# Sehnenscheidenentzündung als Berufskrankheit



## AMUN (7 Sep. 2006)

Sehnenscheidenentzündung als Berufskrankheit anerkannt

Bei Arbeitnehmern, die überwiegend am Computer arbeiten, kann eine 
Sehnenscheidenentzündung als Berufskrankheit anerkannt werden.

Nach einem jetzt schriftlich veröffentlichten Grundsatzurteil des 
Verwaltungsgerichts (VG) Göttingen gilt dies dann, wenn durch ständiges 
arbeiten mit der Computer-Maus die Erkrankung für die Arbeit typisch und 
das Risiko im Vergleich zur übrigen Bevölkerung besonders hoch ist.

Mit dem Urteil erkannte das VG die Sehnenscheidenentzündung einer 
Bahn-Beamtin als Berufskrankheit an. Sie arbeitete seit Jahren überwiegend 
am Computer, zuletzt etwa zu 90 Prozent ihrer Arbeitszeit. 

Dabei arbeitete sie etwa zu zwei Dritteln der Arbeitszeit mit der Maus. 
Die Wahrscheinlichkeit einer Sehnenscheidenentzündung sei bei solchen 
Arbeitsbedingungen besonders groß und die Voraussetzungen einer 
Berufskrankheit damit gegeben, urteilte das VG.

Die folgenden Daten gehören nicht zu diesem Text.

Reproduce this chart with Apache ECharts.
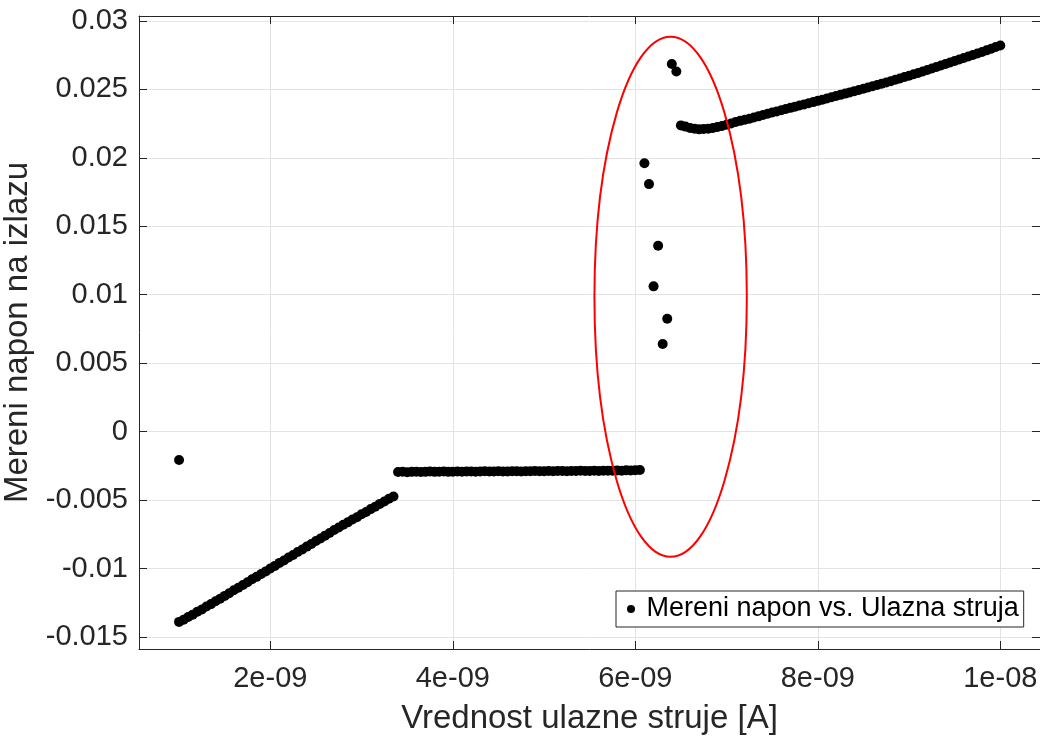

Dabei stützte sich das Gericht auf die Berufskrankheitenverordnung, die 
auch für gesetzlich sozialversicherte Arbeitnehmer in der Privatwirtschaft 
gilt. Das Urteil ist daher von den rechtlichen Grundlagen her übertragbar; 
zuständig für die gesetzliche Unfallversicherung sind allerdings die Sozialgerichte.

Quelle: http://www.gmx.net/de/themen/gesund...en/2861458,cc=000000185900028614581xAVOQ.html

*Bahn-Beamtin und arbeit! Passt das zusammen*  

*Ich arbeite auch überwiegend am PC und natürlich mit der Maus… 
kann ich jetzt vorzeitig in Berufsunfähigkeitsrente gehen? Mein Arm schmerzt irgendwie schon…* :mussweg:


----------



## Sandy81 (7 Sep. 2006)

Ich dachte bei dem thread-Namen erst, es handelt sich um eine preview von "Der Wixxer 2" 

Aber mal ernsthaft: Kann schon passieren, gut zu wissen. Vielleicht kann ich es an meine Chefin weitergeben, so als Tip (böse, böse)!

Danke für Deine Info, Meister!


----------



## Muli (8 Sep. 2006)

Und auch ich als Student, Steuereumel und Forenbetreiber bin der Maus nicht wirklich abgeneigt. Mal schauen was passiert, wenn ich noch paar Jährchen so weitermache 
Und das habe ich vor


----------